The Federal Government (FG) has borrowed a total of ₦17.36 trillion from both domestic and external sources within the first 10 months of 2025, according to fiscal data reviewed by analysts.
This figure exceeds the ₦10.9 trillion prorated borrowing limit set in the 2025 Appropriation Act by ₦6.06 trillion, representing a 55.6 per cent overshoot.
The 2025 budget had approved a total borrowing of ₦13.08 trillion for the full fiscal year, meaning that government borrowings within the first 10 months have already surpassed the legal ceiling by a significant margin.
A breakdown of the data shows that the FG raised ₦15.8 trillion from domestic sources as of October 2025, while ₦1.56 trillion came from external borrowings recorded by mid-year.
In a bid to sustain fiscal liquidity, the government last week announced plans to raise an additional $2.35 billion (₦3.384 trillion) through a Eurobond issuance. If executed, this would push the total borrowing to ₦20.74 trillion.

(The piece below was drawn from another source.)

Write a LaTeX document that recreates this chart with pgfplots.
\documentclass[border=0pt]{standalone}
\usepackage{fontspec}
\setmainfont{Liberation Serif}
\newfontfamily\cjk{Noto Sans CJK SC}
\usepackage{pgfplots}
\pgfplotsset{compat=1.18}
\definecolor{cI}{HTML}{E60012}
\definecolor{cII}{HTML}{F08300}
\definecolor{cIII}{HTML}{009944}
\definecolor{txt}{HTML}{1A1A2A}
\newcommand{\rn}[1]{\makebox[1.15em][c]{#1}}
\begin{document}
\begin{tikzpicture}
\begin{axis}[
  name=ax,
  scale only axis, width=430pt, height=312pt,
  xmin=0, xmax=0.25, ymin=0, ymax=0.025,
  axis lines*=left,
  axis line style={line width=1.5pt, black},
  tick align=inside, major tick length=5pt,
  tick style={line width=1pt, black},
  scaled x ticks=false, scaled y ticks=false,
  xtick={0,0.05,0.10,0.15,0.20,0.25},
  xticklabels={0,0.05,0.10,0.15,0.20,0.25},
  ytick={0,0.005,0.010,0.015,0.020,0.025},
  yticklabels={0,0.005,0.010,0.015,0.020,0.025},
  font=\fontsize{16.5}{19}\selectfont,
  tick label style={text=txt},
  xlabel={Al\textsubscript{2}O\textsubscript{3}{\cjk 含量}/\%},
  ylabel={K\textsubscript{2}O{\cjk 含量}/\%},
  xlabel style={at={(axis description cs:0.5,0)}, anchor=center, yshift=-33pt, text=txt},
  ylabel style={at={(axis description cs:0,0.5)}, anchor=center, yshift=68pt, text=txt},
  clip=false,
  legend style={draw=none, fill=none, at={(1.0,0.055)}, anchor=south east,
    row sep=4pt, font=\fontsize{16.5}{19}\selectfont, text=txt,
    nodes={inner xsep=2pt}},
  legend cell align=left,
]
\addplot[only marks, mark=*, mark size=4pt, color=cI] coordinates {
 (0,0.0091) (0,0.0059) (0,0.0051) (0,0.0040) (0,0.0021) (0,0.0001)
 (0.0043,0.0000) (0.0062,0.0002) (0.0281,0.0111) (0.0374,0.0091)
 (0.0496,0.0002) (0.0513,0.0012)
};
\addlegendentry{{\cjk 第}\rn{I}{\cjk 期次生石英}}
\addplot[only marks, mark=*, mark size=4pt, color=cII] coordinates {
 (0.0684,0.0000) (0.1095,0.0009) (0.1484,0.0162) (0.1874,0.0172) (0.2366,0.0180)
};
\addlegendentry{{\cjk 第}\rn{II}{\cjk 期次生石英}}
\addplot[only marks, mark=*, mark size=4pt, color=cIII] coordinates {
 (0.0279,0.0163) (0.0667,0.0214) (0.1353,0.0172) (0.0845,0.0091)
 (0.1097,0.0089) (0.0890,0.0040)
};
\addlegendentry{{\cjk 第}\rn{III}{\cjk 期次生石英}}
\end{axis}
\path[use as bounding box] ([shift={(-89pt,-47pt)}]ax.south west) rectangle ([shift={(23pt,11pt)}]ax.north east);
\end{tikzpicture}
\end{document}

Projections based on current domestic borrowing patterns suggest that total borrowings for 2025 could reach ₦23 trillion, nearly ₦10 trillion (80%) above the amount approved in the Appropriation Act.
Financial analysts have expressed growing concern over the persistent breach of borrowing thresholds, warning that the trend could trigger a self-reinforcing debt trap, weaken investor confidence, and crowd out the private sector from access to credit.
They also cautioned that the combination of rising debt servicing costs and weak revenue performance could further strain Nigeria’s fiscal stability, making it harder for the government to fund infrastructure and social programmes.
The 2025 borrowing spree underscores the deepening fiscal pressures facing the administration as it struggles to balance deficit financing needs with macroeconomic stability and debt sustainability.